Implications of a Creativity Level-Style Distinction :Understanding Individual Differences in Perceptions of Creative Environments

      Understanding creativity within people may also help understand individual differences in perceptions of environments which encourage and discourage creative productivity.  Some work has been conducted to examine relationships between characteristics of creativity within people and perceptions of creative environments (i.e., Ekvall & Tångeberg-Andersson, 1986; Isaksen & Kaufmann, 1990; Puccio, 1990).  In general, these studies suggested that what helps or inhibits people from using their creativity may be different from one person to the next.  For example, Isaksen and Kaufmann (1990) have conducted a preliminary examination of the relationship between creativity style (Kirton, 1976) and perception of the work environment or climate (as measured by the Climate for Innovation Questionnaire (Isaksen, 1992).  The Climate for Innovation Questionnaire measures individual psychological perceptions of the working environment on the ten dimensions of creative climates identified by Ekvall (Ekvall & Tångeberg-Andersson, 1986).  The dimensions are identified in Figure Four. 

Figure Four.
Dimensions of the Climate for Innovation and Creativity identified by Ekvall.

      All the dimensions are positively related to climates conducive to innovation and creativity except the conflict dimension which has a negative relationship.  Isaksen and Kaufmann (1990) found that looking at the same climate, adaptors and innovators differed significantly on perceptions of challenge (emotional commitment and involvement on the part of workers in the activities of the organization) and conflict (personal tension between people).  Adaptors perceived more challenges while innovators perceived more conflict.  This suggests the style-climate connection might be a useful for explaining how individuals differ in their perceptions of the same social situations, or helping teams develop common perceptions of the challenges and concerns (Isaksen & Kaufmann, 1990).  Much work needs to be done to more fully examine and understand the relationship between these concepts. 
      Puccio (1990) also examined the relationship between style and perception of the working environment.  He had subjects complete Kirton's (1976) KAI three times using three different reference points.  Subjects identified the style they used at work, the style they thought their working environment required them to be, and the style they thought they would like to be.  He correlated these scores with measures of job satisfaction, stress and creative performance.  Puccio reported that as difference between the style subjects used at work and the style demands of their work situation, subjects reported lower job satisfaction and greater job stress.  It was also interesting to note that both adaptors and innovators reported wanting an environment that was characterized as more innovative in nature.  He concluded that style might be a useful factor to consider in determining the level of "fit" between people and their work environment. 
      Other work has focused on using the linkages between people and their perceptions of the situation to help plan the use of specific process techniques to creative productive change.  Isaksen (1992) developed a link between a person's orientation (level of skills and abilities, style, motivation, etc.), their outlook (view of history, current perceptions, images for the future, etc.), and the use of CPS (see Figure Five).







Figure Five.
A graphic depiction of how Orientation and Outlook can be used to target  the use of CPS.
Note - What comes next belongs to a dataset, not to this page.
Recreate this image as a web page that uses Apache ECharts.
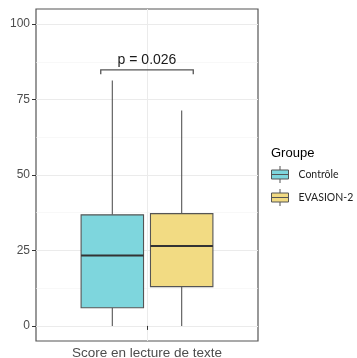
<!DOCTYPE html>
<html>
<head>
<meta charset="utf-8">
<script src="https://cdn.jsdelivr.net/npm/echarts@6/dist/echarts.min.js"></script>
<style>
  html, body { margin: 0; padding: 0; background: #fff; }
  #chart { width: 357px; height: 358px; }
</style>
</head>
<body>
<div id="chart"></div>
<script>
// Reading score by group: five-number summaries [min, Q1, median, Q3, max]
const categories = ['Score en lecture de texte'];
const groups = ['Contrôle', 'EVASION-2'];
const controleStats = [0, 6, 23.3, 36.8, 81.3];
const evasionStats = [0, 13, 26.5, 37.2, 71.4];
const groupColors = ['#7ED6DD', '#F2DB83'];
const yTicks = [0, 25, 50, 75, 100];
const yMinorTicks = [12.5, 37.5, 62.5, 87.5];

// Significance bracket between the two boxes
const pLabel = 'p = 0.026';
const bracketX = [0.75, 1.25];
const bracketY = [83.4, 84.8];

const FONT = '"Liberation Sans", Arial, sans-serif';
const EDGE = '#555555';
const DODGE = 0.1875;
const BOX_W = 0.3375;

function boxRenderer(offset, fill) {
  return function (params, api) {
    const x = api.value(0) + offset;
    const pMin = api.coord([x, api.value(1)]);
    const pQ1 = api.coord([x, api.value(2)]);
    const pMed = api.coord([x, api.value(3)]);
    const pQ3 = api.coord([x, api.value(4)]);
    const pMax = api.coord([x, api.value(5)]);
    const left = api.coord([x - BOX_W / 2, 0])[0];
    const right = api.coord([x + BOX_W / 2, 0])[0];
    const lineStyle = { stroke: EDGE, lineWidth: 1.1 };
    return {
      type: 'group',
      children: [
        { type: 'line', shape: { x1: pMax[0], y1: pMax[1], x2: pQ3[0], y2: pQ3[1] }, style: lineStyle },
        { type: 'line', shape: { x1: pMin[0], y1: pMin[1], x2: pQ1[0], y2: pQ1[1] }, style: lineStyle },
        { type: 'rect', shape: { x: left, y: pQ3[1], width: right - left, height: pQ1[1] - pQ3[1] },
          style: { fill: fill, stroke: EDGE, lineWidth: 1.1 } },
        { type: 'line', shape: { x1: left, y1: pMed[1], x2: right, y2: pMed[1] },
          style: { stroke: '#333333', lineWidth: 2 } }
      ]
    };
  };
}

function bracketRenderer(params, api) {
  const a = api.coord([api.value(0), api.value(2)]);
  const b = api.coord([api.value(1), api.value(2)]);
  const aTip = api.coord([api.value(0), api.value(3)]);
  const bTip = api.coord([api.value(1), api.value(3)]);
  const mid = api.coord([(api.value(0) + api.value(1)) / 2, api.value(2)]);
  const ls = { stroke: EDGE, lineWidth: 1.3, fill: null };
  return {
    type: 'group',
    children: [
      { type: 'polyline', shape: { points: [aTip, a, b, bTip] }, style: ls },
      { type: 'text', x: mid[0], y: mid[1] - 3,
        style: { text: pLabel, font: '14px ' + FONT, fill: '#1a1a1a', align: 'center', verticalAlign: 'bottom' } }
    ]
  };
}

const legendIcon = 'path://M0,4 L17,4 L17,13 L0,13 Z M0,8.5 L17,8.5 M8.5,0 L8.5,4 M8.5,13 L8.5,17';

const chart = echarts.init(document.getElementById('chart'), null, { renderer: 'canvas' });
chart.setOption({
  animation: false,
  backgroundColor: '#ffffff',
  title: {
    text: 'Groupe', left: 271, top: 147, padding: 0,
    textStyle: { fontFamily: FONT, fontSize: 13, fontWeight: 'normal', color: '#000' }
  },
  legend: {
    orient: 'vertical', left: 271, top: 165.5, padding: 0,
    itemWidth: 17, itemHeight: 17, itemGap: 5,
    icon: legendIcon,
    textStyle: { fontFamily: 'Lato, "Open Sans", sans-serif', fontSize: 10.5, color: '#222', padding: [0, 0, 0, 5] },
    data: groups.map((g, i) => ({
      name: g,
      itemStyle: { color: groupColors[i], borderColor: EDGE, borderWidth: 1 }
    }))
  },
  grid: {
    left: 36, right: 99, top: 9, bottom: 17,
    outerBoundsMode: 'none',
    show: true, borderColor: EDGE, borderWidth: 1.2, backgroundColor: 'transparent'
  },
  xAxis: {
    type: 'value', min: 0.4, max: 1.6,
    axisLine: { show: false },
    axisTick: { show: true, length: 4, lineStyle: { color: '#333' }, customValues: [1] },
    axisLabel: {
      customValues: [1], margin: 5,
      formatter: (v) => categories[Math.round(v) - 1] || '',
      fontFamily: FONT, fontSize: 13.5, color: '#4D4D4D'
    },
    splitLine: { show: true, lineStyle: { color: '#EBEBEB', width: 1 } }
  },
  yAxis: [
    {
      type: 'value', min: -5, max: 105,
      axisLine: { show: false },
      axisTick: { show: true, length: 4, lineStyle: { color: '#333' }, customValues: yTicks },
      axisLabel: { customValues: yTicks, margin: 6, fontFamily: FONT, fontSize: 12, color: '#4D4D4D' },
      splitLine: { show: true, lineStyle: { color: '#EBEBEB', width: 1 } }
    },
    {
      type: 'value', min: -5, max: 105, position: 'left',
      axisLine: { show: false },
      axisTick: { show: false, customValues: yMinorTicks },
      axisLabel: { show: false, customValues: yMinorTicks },
      splitLine: { show: true, lineStyle: { color: '#F3F3F3', width: 0.6 } }
    }
  ],
  series: [
    {
      name: groups[0], type: 'custom', yAxisIndex: 0,
      renderItem: boxRenderer(-DODGE, groupColors[0]),
      itemStyle: { color: groupColors[0] },
      encode: { x: 0, y: [1, 2, 3, 4, 5] },
      data: [[1].concat(controleStats)]
    },
    {
      name: groups[1], type: 'custom', yAxisIndex: 0,
      renderItem: boxRenderer(DODGE, groupColors[1]),
      itemStyle: { color: groupColors[1] },
      encode: { x: 0, y: [1, 2, 3, 4, 5] },
      data: [[1].concat(evasionStats)]
    },
    {
      name: 'bracket', type: 'custom', yAxisIndex: 0,
      renderItem: bracketRenderer,
      encode: { x: [0, 1], y: [2, 3] },
      data: [[bracketX[0], bracketX[1], bracketY[1], bracketY[0]]]
    }
  ]
});
</script>
</body>
</html>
      He suggested that information about the people involved in a problem-solving situation, as well as their perceptions of the characteristics of the situation itself can be effectively used to target the application of CPS components, stages and techniques.  This is an example of what the Profiling Project of the Center for Studies in Creativity is trying to investigate. 
      It is apparent from these works that connections between the characteristics of creative people and the creative environment may be helpful in understanding, predicting and encouraging high-level creative performance.  They may also be helpful in understanding what different people need in order to fit within a particular working environment.  Organizations have the potential to develop sociotechnical systems (Pasmore, 1988) which are more effective at meeting the individual needs of those working within them.  Style may also be an important factor in understanding and determining the appropriateness of certain techniques for certain environmental or task considerations (Armstrong & McDaniel, 1986; Silvestro, 1976).  It may also be a factor to consider when attempting to understand the context or environment within which creative talents are assessed or nurtured.  Much work which needs to be done in this area to help fully understand the nature of this relationship.
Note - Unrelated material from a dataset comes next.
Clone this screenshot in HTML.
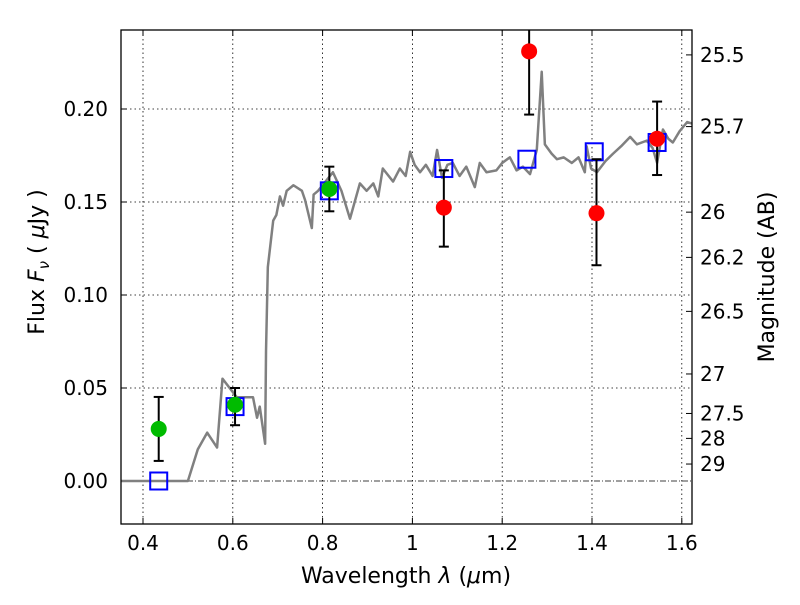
<!DOCTYPE html>
<html><head><meta charset="utf-8"><style>
body{margin:0;background:#fff}
svg text{font-family:"DejaVu Sans","Liberation Sans",sans-serif;fill:#000}
</style></head><body>
<svg id="c" width="800" height="600" xmlns="http://www.w3.org/2000/svg"></svg>
<script>
const specLam=[0.35,0.5,0.522,0.543,0.565,0.577,0.609,0.645,0.654,0.66,0.672,0.674,0.678,0.69,0.697,0.705,0.712,0.72,0.735,0.754,0.761,0.776,0.78,0.79,0.823,0.842,0.861,0.883,0.898,0.913,0.924,0.934,0.957,0.972,0.985,0.995,1.005,1.017,1.03,1.045,1.055,1.066,1.078,1.09,1.105,1.12,1.139,1.15,1.165,1.187,1.2,1.217,1.232,1.246,1.262,1.277,1.288,1.295,1.31,1.322,1.337,1.355,1.37,1.384,1.388,1.398,1.411,1.43,1.447,1.465,1.485,1.5,1.522,1.535,1.545,1.558,1.57,1.58,1.595,1.612,1.625];
const specFlux=[0,0,0.017,0.026,0.018,0.055,0.045,0.045,0.034,0.04,0.020,0.070,0.115,0.14,0.143,0.153,0.148,0.156,0.159,0.156,0.151,0.136,0.154,0.156,0.166,0.156,0.141,0.160,0.156,0.160,0.153,0.168,0.161,0.168,0.164,0.177,0.170,0.166,0.170,0.164,0.178,0.163,0.170,0.171,0.164,0.169,0.158,0.171,0.166,0.167,0.171,0.174,0.167,0.169,0.165,0.178,0.220,0.181,0.176,0.173,0.174,0.171,0.174,0.166,0.180,0.168,0.166,0.172,0.176,0.180,0.185,0.181,0.183,0.179,0.171,0.189,0.184,0.182,0.188,0.193,0.192];
const greenLam=[0.435,0.605,0.815], greenFlux=[0.028,0.041,0.157], greenLo=[0.0108,0.030,0.145], greenHi=[0.0452,0.050,0.169];
const redLam=[1.07,1.26,1.41,1.545], redFlux=[0.147,0.231,0.144,0.184], redLo=[0.126,0.197,0.116,0.1645], redHi=[0.167,0.27,0.173,0.204];
const boxLam=[0.435,0.605,0.815,1.07,1.255,1.405,1.545], boxFlux=[0,0.040,0.156,0.168,0.173,0.177,0.182];
const xTicks=[0.4,0.6,0.8,1.0,1.2,1.4,1.6], xLabels=["0.4","0.6","0.8","1","1.2","1.4","1.6"];
const yTicks=[0,0.05,0.10,0.15,0.20], yLabels=["0.00","0.05","0.10","0.15","0.20"];
const magTicks=[25.5,25.7,26,26.2,26.5,27,27.5,28,29], magLabels=["25.5","25.7","26","26.2","26.5","27","27.5","28","29"];
const L=121,R=692,T=30,B=524;
const X=v=>143+(v-0.4)*449, Y=v=>481-v*1860;
const svg=document.getElementById('c'), NS='http://www.w3.org/2000/svg';
function el(t,a,p){const e=document.createElementNS(NS,t);for(const k in a)e.setAttribute(k,a[k]);(p||svg).appendChild(e);return e;}
const clip=el('clipPath',{id:'cp'});el('rect',{x:L,y:T,width:R-L,height:B-T},clip);
const grid=el('g',{});


xTicks.forEach((t,i)=>{const x=X(t);
el('line',{x1:x,x2:x,y1:T,y2:B,stroke:'#000','stroke-dasharray':'1.5,3','stroke-width':0.8},grid);
el('line',{x1:x,x2:x,y1:B,y2:B-6,stroke:'#000'});el('line',{x1:x,x2:x,y1:T,y2:T+6,stroke:'#000'});
const tx=el('text',{x:x,y:B+26,'font-size':20,'text-anchor':'middle'});tx.textContent=xLabels[i];

});
yTicks.forEach((t,i)=>{const y=Y(t);
if(t>0)el('line',{x1:L,x2:R,y1:y,y2:y,stroke:'#000','stroke-dasharray':'1.5,3','stroke-width':0.8},grid);
el('line',{x1:L,x2:L+6,y1:y,y2:y,stroke:'#000'});
const tx=el('text',{x:L-13,y:y+7,'font-size':20,'text-anchor':'end'});tx.textContent=yLabels[i];

});
el('line',{x1:L,x2:R,y1:Y(0),y2:Y(0),stroke:'#000','stroke-dasharray':'6,2,1,2','stroke-width':0.8});
magTicks.forEach((m,i)=>{const y=Y(Math.pow(10,(23.9-m)/2.5));
el('line',{x1:R,x2:R-6,y1:y,y2:y,stroke:'#000'});
const tx=el('text',{x:R+8,y:y+7,'font-size':20});tx.textContent=magLabels[i];

});
const g=el('g',{'clip-path':'url(#cp)'});
const sp=el('polyline',{points:specLam.map((l,i)=>X(l)+','+Y(specFlux[i])).join(' '),fill:'none',stroke:'#808080','stroke-width':2.5,'stroke-linejoin':'round'},g);


boxLam.forEach((l,i)=>{const r=el('rect',{x:X(l)-8.5,y:Y(boxFlux[i])-8.5,width:17,height:17,fill:'none',stroke:'#0000ff','stroke-width':2},g);

});
function pts(lam,f,lo,hi,col,name){lam.forEach((l,i)=>{const x=X(l);
el('line',{x1:x,x2:x,y1:Y(lo[i]),y2:Y(hi[i]),stroke:'#000','stroke-width':2},g);
el('line',{x1:x-5,x2:x+5,y1:Y(lo[i]),y2:Y(lo[i]),stroke:'#000','stroke-width':2},g);
el('line',{x1:x-5,x2:x+5,y1:Y(hi[i]),y2:Y(hi[i]),stroke:'#000','stroke-width':2},g);
const c=el('circle',{cx:x,cy:Y(f[i]),r:8,fill:col},g);

});}
pts(greenLam,greenFlux,greenLo,greenHi,'#00bb00','green-point');
pts(redLam,redFlux,redLo,redHi,'#ff0000','red-point');
el('rect',{x:L,y:T,width:R-L,height:B-T,fill:'none',stroke:'#000','stroke-width':1.3});
const xt=el('text',{x:406,y:583,'font-size':22,'text-anchor':'middle'});
xt.innerHTML='Wavelength  <tspan font-style="italic">λ</tspan> (<tspan font-style="italic">μ</tspan>m)';


const yt=el('text',{x:0,y:0,'font-size':22,'text-anchor':'middle',transform:'translate(44,262) rotate(-90)'});
yt.innerHTML='Flux  <tspan font-style="italic">F</tspan><tspan font-style="italic" font-size="15" dy="5">ν</tspan><tspan dy="-5">  (  </tspan><tspan font-style="italic">μ</tspan>Jy )';


const rt=el('text',{x:0,y:0,'font-size':22,'text-anchor':'middle',transform:'translate(774,277) rotate(-90)'});
rt.textContent='Magnitude (AB)';


</script>
</body></html>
      The purpose of this chapter was to explore the use of the level-style distinction as a means for improving the understanding of creativity within people.  It appears that the level-style distinction may be a fruitful approach toward that end.  The distinction provides a strong conceptual foundation by making more explicit and comprehensive the linkages between creative characteristics within people, the processes they perform, their preferences for creative productivity, and the individual differences they hold in their perceptions of environments conducive to creative performance.  
      The distinction provides a stimulus for better creativity research.  It appears useful for clarifying some of the muddle of previous findings, as well as for planning more targeted future research.  It provides a framework for taking a more necessary ecological approach to creativity research to more fully examine the interactions found between different creativity constructs (Harrington, 1990).  It is important to remember, however, that creative behavior may be influenced by more factors than simply level and style.  To recognize, understand, predict and develop creative behavior, factors such as motivation, beliefs, values, feelings, personal history, and situational constraints need to be considered.  Future creativity research will need to take multivariate statistical approaches for better prediction of creative behavior.  The level-style distinction may provide a stronger anchoring of the core creativity constructs and variables necessary for this type of research.  It may also help researchers make better predictions and interpretations of their results.
      Questions still remain regarding the nature of the level-style relationship.  On a conceptual level, it appears reasonable to make a distinction between creativity level and creativity style.  Whether or not these two concepts can be operationalized in measurement or application as entirely orthogonal, somewhat related, or very highly correlated becomes a necessary and important line of investigation in improving the understanding of creativity within people.  The level-style distinction appears to be a strong step in that direction.